Comments are requested on § 401(a)(35), including the issues raised in Part III of this notice and issues that should be addressed in regulations. Any comments received on the notice rules, including the model notice above, will be provided to the Department of Labor.
Written comments should be submitted by March 18, 2007. Send submissions to CC:PA:LPD:DRU (Notice 2006-107), Room 5203, Internal Revenue Service, POB 7604, Ben Franklin Station, Washington, D.C. 20044. Comments may be hand delivered to CC:PA:LPD:DRU (Notice 2006-107), Room 5203, Internal Revenue Service, 1111 Constitution Avenue, NW, Washington, DC. Alternatively, comments may be submitted via the Internet at firstname.lastname@example.org (Notice 2006-107). All comments will be available for public inspection.
The collection of information contained in this notice has been reviewed and approved by the Office of Management and Budget in accordance with the Paperwork Reduction Act (44 U.S.C. 3507) under control number 1545-2049. An agency may not conduct or sponsor, and a person is not required to respond to, a collection of information unless the collection of information displays a valid OMB control number.
The collection of information in this notice is in the model notice provision of IIIF. This information is required under section 507 of PPA’06. This information will be used to allow individual plans to comply with applicable law. The likely respondents are businesses or other for-profit institutions, and small businesses or organizations.
The estimated total annual reporting and/or recordkeeping burden is 7,725 hours.
The estimated annual burden per respondent and/or recordkeeper varies from 1 minute to 3 hours, depending on individual circumstances, with an estimated average of 3/4’s of an hour. The estimated number of respondents and/or recordkeepers is 10,300.
The estimated frequency of responses is occasional.
Books or records relating to a collection of information must be retained as long as their contents may become material in the administration of any internal revenue law. Generally, tax returns and tax return information are confidential, as required by 26 U.S.C. § 6103.
The principal drafter of this notice is Robert Gertner of the Employee Plans, Tax Exempt and Government Entities Division. For further information regarding this notice, please contact the Employee Plans’ taxpayer assistance telephone service at (877) 829-5500 (a toll-free number) between the hours of 8:30 a.m. and 4:30 p.m. Eastern Time, Monday through Friday. Mr. Gertner may be reached at (202) 283-9888 (not a toll-free number).

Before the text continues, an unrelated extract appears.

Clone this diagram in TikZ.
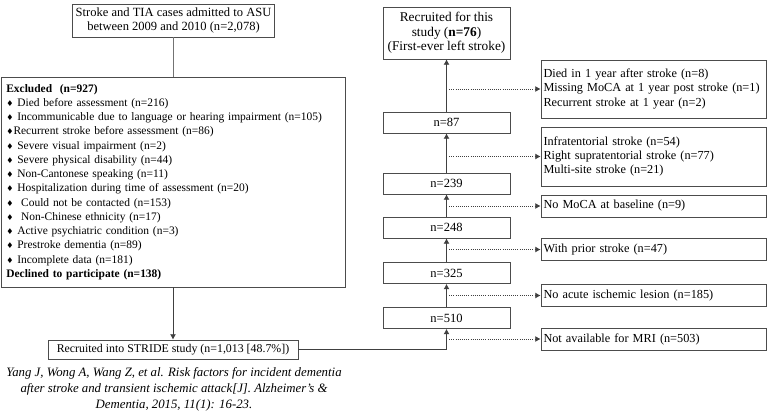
\documentclass[tikz,border=0pt]{standalone}
\usepackage{fontspec}
\setmainfont{Liberation Serif}
\newfontfamily\symfont{DejaVu Sans}
\usetikzlibrary{arrows.meta}
\newcommand{\dm}{{\symfont\fontsize{6}{6}\selectfont ♦}}
\tikzset{
    box/.style={draw=black!70, line width=0.6pt, inner sep=0pt, align=center,
        minimum width=95.25pt, minimum height=15.75pt, font=\fontsize{9.4}{10.6}\selectfont},
    sidebox/.style={box, align=left, text width=165pt, inner xsep=1.875pt,
        font=\fontsize{9.2}{10.8}\selectfont},
    link/.style={draw=black!55, line width=0.6pt},
    arr/.style={draw=black!75, line width=0.6pt, -{Latex[length=4pt,width=4.5pt]}},
    dotarr/.style={draw=black!75, line width=0.6pt, densely dotted, -{Latex[length=4pt,width=4.5pt]}}
}
\begin{document}
\begin{tikzpicture}[x=0.75pt,y=-0.75pt]
    \useasboundingbox (0,0) rectangle (767,415);
    % left branch
    \node[box, minimum width=152pt, minimum height=24.75pt] (cases) at (173.5,20.5)
        {Stroke and TIA cases admitted to ASU\\between 2009 and 2010 (n=2,078)};
    \node[box, align=left, text width=250pt, inner xsep=4pt, minimum height=157.5pt,
          font=\fontsize{8.6}{10.7}\selectfont] (excl) at (173,182)
        {\textbf{Excluded\ \ (n=927)}\\
         \dm\ Died before assessment (n=216)\\
         \dm\ Incommunicable due to language or hearing impairment (n=105)\\
         \dm Recurrent stroke before assessment (n=86)\\
         \dm\ Severe visual impairment (n=2)\\
         \dm\ Severe physical disability (n=44)\\
         \dm\ Non-Cantonese speaking (n=11)\\
         \dm\ Hospitalization during time of assessment (n=20)\\
         \dm\ \ Could not be contacted (n=153)\\
         \dm\ \ Non-Chinese ethnicity (n=17)\\
         \dm\ Active psychiatric condition (n=3)\\
         \dm\ Prestroke dementia (n=89)\\
         \dm\ Incomplete data (n=181)\\
         \textbf{Declined to participate (n=138)}};
    \node[box, minimum width=187.5pt, minimum height=14.25pt, font=\fontsize{8.9}{10.6}\selectfont] (stride) at (173,349.5)
        {Recruited into STRIDE study (n=1,013 [48.7\%])};
    \node[align=center, inner sep=0pt, font=\fontsize{9.6}{11.8}\selectfont\itshape] (cite) at (174,389.5)
        {Yang J, Wong A, Wang Z, et al. Risk factors for incident dementia\\
         after stroke and transient ischemic attack[J]. Alzheimer's \&\\
         Dementia, 2015, 11(1): 16-23.};
    % right column
    \node[box, minimum height=39pt, font=\fontsize{10}{11}\selectfont] (study) at (446.5,33)
        {Recruited for this\\study (\textbf{n=76})\\(First-ever left stroke)};
    \node[box] (n87) at (446.5,122.5) {n=87};
    \node[box] (n239) at (446.5,183.5) {n=239};
    \node[box] (n248) at (446.5,227.5) {n=248};
    \node[box] (n325) at (446.5,273) {n=325};
    \node[box] (n510) at (446.5,318) {n=510};
    % exclusions
    \node[sidebox, minimum height=43.5pt] (died) at (653.5,89)
        {Died in 1 year after stroke (n=8)\\\mbox{Missing MoCA at 1 year post stroke (n=1)}\\Recurrent stroke at 1 year (n=2)};
    \node[sidebox, minimum height=44.25pt] (site) at (653.5,156.5)
        {Infratentorial stroke (n=54)\\Right supratentorial stroke (n=77)\\Multi-site stroke (n=21)};
    \node[sidebox, minimum height=16.5pt] (nomoca) at (653.5,206) {No MoCA at baseline (n=9)};
    \node[sidebox, minimum height=16.5pt] (prior) at (653.5,249.5) {With prior stroke (n=47)};
    \node[sidebox, minimum height=16.5pt] (lesion) at (653.5,295.5) {No acute ischemic lesion (n=185)};
    \node[sidebox, minimum height=16.5pt] (mri) at (653.5,339) {Not available for MRI (n=503)};
    % connectors
    \draw[link] (cases.south) -- (cases.south |- excl.north);
    \draw[arr] (excl.south) -- (stride.north);
    \draw[arr] (stride.east) -| (n510.south);
    \draw[arr] (n510.north) -- (n325.south);
    \draw[arr] (n325.north) -- (n248.south);
    \draw[arr] (n248.north) -- (n239.south);
    \draw[arr] (n239.north) -- (n87.south);
    \draw[arr] (n87.north) -- (study.south);
    \draw[dotarr] ([xshift=2pt]n510.south |- mri.west) -- (mri.west);
    \draw[dotarr] ([xshift=2pt]n510.north |- lesion.west) -- (lesion.west);
    \draw[dotarr] ([xshift=2pt]n325.north |- prior.west) -- (prior.west);
    \draw[dotarr] ([xshift=2pt]n248.north |- nomoca.west) -- (nomoca.west);
    \draw[dotarr] ([xshift=2pt]n239.north |- site.west) -- (site.west);
    \draw[dotarr] ([xshift=2pt]n87.north |- died.west) -- (died.west);
\end{tikzpicture}
\end{document}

 Under section 101 of Reorganization Plan No. 4 of 1978 (43 FR 47713), the Secretary of the Treasury has interpretive jurisdiction over the subject matter addressed in this notice for purposes of section 204(j) of ERISA. Thus, the transitional guidance provided in this notice with respect to § 401(a)(35) also applies for purposes of section 204(j) of ERISA.
 See §401(a)(35)(F)(ii) for an exception that applies to certain controlled groups with publicly traded securities.
 Section 101(m) of ERISA is under the jurisdiction of the Department of Labor.